If you've hung out with me for even just a short length of time, I've probably annoyed you by talking about the "right way" to do something, or criticizing something I interpret as being done incorrectly. I think some of this tendency is just, for better or for worse, my personality (working on it, always). However, when I reflect on a lot of my values, I realize they are things that I picked up during the four years we lived in Seattle.
We moved to Seattle from Connecticut in 2008, and I lived there through my mid-20s. I went to graduate school, worked at a non-profit, had a baby, and all the while enjoyed much of what the city and surrounding areas had to offer. It was a really formative time in my life; a time of self-exploration and much personal development. That time in Seattle had a significant impact on who I am today.
Just for fun, or perhaps to shed light on the fact it's not "just me" who's taking a stance on certain issues, I wanted to summarize some of the key things Seattle taught me:
Don't idle your car. There were signs all over the city with this message, specifically on the streets leading up to draw bridges or ferries where cars would often have to wait awhile. Just 10 seconds of idling uses as much gas as is needed to restart your car.
Public transit is cool. So is biking. When we lived in Seattle we only had one car. People took the bus everywhere. And people biked a lot. Despite the hills and the rain, biking was where it was at. I was baffled when we moved to Denver and very few people I met took public transit.
Know how to park! (Check out that amazing parking job of our silver Honda Civic, above.) One way Seattle has achieved such good public transit usage is that parking is expensive.

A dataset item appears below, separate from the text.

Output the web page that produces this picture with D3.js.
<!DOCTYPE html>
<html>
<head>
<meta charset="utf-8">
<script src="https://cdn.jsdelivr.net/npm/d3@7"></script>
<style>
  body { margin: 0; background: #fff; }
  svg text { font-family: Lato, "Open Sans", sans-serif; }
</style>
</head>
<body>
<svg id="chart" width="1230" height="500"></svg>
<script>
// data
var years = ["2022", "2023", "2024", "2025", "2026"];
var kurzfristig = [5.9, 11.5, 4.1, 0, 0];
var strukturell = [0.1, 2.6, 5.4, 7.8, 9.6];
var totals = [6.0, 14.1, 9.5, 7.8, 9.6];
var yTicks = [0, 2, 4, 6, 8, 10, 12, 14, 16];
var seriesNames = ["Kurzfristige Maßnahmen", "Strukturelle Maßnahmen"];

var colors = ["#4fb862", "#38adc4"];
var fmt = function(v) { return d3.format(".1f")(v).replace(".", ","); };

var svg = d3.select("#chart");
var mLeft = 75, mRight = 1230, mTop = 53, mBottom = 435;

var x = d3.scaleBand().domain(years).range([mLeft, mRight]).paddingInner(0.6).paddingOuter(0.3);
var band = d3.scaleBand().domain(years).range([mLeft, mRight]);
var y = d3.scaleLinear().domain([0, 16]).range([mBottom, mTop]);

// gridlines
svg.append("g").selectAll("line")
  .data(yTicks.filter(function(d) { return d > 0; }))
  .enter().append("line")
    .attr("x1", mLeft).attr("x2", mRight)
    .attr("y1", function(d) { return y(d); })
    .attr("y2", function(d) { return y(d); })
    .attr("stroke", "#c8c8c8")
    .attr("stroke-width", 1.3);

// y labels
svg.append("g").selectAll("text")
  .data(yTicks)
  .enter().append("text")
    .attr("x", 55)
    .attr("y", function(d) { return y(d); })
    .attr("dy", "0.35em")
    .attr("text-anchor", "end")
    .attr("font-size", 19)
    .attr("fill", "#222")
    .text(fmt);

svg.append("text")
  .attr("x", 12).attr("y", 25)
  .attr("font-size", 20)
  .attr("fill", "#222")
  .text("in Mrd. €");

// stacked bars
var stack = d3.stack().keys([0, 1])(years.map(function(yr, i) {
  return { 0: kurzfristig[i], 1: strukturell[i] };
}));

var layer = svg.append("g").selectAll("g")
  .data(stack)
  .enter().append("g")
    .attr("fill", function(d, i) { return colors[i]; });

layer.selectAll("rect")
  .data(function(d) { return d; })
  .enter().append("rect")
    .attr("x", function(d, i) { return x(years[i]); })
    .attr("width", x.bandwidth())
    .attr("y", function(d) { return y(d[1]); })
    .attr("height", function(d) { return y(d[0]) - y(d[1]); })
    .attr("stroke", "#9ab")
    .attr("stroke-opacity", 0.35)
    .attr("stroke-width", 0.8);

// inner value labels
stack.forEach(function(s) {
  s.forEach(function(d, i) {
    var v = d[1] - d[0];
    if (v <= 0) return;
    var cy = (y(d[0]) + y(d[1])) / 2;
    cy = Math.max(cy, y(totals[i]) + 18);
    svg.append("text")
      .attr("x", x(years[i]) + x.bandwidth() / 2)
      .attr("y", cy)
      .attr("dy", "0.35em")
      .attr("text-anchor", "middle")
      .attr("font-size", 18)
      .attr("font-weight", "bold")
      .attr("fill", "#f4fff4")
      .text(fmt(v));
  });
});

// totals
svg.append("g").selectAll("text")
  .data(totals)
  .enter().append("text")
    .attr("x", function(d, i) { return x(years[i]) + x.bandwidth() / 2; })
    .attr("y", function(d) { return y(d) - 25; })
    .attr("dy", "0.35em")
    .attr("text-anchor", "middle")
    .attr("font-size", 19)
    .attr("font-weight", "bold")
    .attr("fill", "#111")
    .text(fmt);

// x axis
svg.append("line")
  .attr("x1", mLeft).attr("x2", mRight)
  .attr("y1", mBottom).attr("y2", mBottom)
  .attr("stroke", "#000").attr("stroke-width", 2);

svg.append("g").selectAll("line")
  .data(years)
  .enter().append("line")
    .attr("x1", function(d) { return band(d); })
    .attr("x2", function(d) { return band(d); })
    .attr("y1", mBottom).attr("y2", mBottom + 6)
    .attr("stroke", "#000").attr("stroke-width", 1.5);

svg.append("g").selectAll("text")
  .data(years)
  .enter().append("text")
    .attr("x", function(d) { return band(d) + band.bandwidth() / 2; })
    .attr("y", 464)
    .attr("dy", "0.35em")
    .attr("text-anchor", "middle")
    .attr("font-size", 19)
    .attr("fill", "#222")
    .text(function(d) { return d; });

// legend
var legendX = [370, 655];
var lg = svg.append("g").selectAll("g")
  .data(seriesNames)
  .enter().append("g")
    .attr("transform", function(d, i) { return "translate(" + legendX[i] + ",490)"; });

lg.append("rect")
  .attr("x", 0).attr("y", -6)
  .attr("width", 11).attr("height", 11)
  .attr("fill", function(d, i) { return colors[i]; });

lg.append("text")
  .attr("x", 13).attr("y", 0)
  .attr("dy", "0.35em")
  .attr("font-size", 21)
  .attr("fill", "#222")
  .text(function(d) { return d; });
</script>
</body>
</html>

We'd never drive downtown for dinner because even if you found a parking spot, it'd be super expensive. And since parking is at a premium, people know how to park. You park with only a few feet between your car and the one in front of and/or behind you. And you better be at less than a foot from the curb.
Don't jaywalk. In Seattle, pedestrians rule. A driver senses you're thinking about crossing the street and stops just in case you go for it. Ok that's perhaps a slight exaggeration, but only slight! However, don't jaywalk. Especially downtown. The police are known to ticket.
Make less trash. When we moved into our first (tiny) apartment in Seattle, we found the trash and recycling bins out back. The picture above isn't great since it's taken through a screen, but the largest green bin in the middle was the compost bin, the slightly smaller green bin was for recyclables, and the small black tub was for trash. That was it. I don't remember it being a big adjustment for us. We just got in line. You pay by the size of your trash bin, while compost and recycling are free (well, covered by taxes). So they've incentivized creating less trash. If the city finds a significant percentage of food waste or recyclables in your trash, you get fined.
Get outside. Shortly after we moved to Seattle, I remember someone asking us what we typically did on the weekends when we'd lived in Connecticut. We were like, "uhhhhh." Seattlites are always up to something. Camping, skiing, hiking, dog park-ing, sailing... In our first few months there, we spent a lot of money on outdoor gear. Hiking boots, tent, skis, etc. And we used it.
You won't melt. The rain reputation Seattle has is tricky. It does rain a lot. But the total amount of rain isn't greater than in other major U.S. cities like Chicago or New York. But it's cloudy a lot. Like, a LOT. And the rain comes and goes. So you have to be prepared for it, but people don't freak out. Life goes on.
Expect great food. Seattle has so many fantastic restaurants. People have a high standard for food. People care about food. It's totally reasonable and acceptable to ask where your food is coming from. I went back to visit last year and when we went out to dinner my friends had a lengthy discussion with the server about where the salmon was from. So Seattle. So awesome.
Don't drink bad coffee. Life is too short.
Wear whatever you want. + Shop consignment. Moving to Seattle from Connecticut was liberating. No more popped collars and pearls. Instead you could honestly wear anything. It was very freeing. Also, consignment and vintage stores were everywhere. As a poor grad student, it just made sense. Plus, check the awesome 70s vest I scored.
It's never too cold for ice cream. I didn't own any shorts for the four years I lived in Seattle. I think I went swimming once. But despite the lack of hot temperatures, people like their ice cream. There was almost always a line at Molly Moon's.
Be progressive. Seattle is ahead of the curve on many issues. When you're living there, it's hard not to start thinking that this should be the norm...
And last, but not least: Doughnuts are delicious. No explanation needed.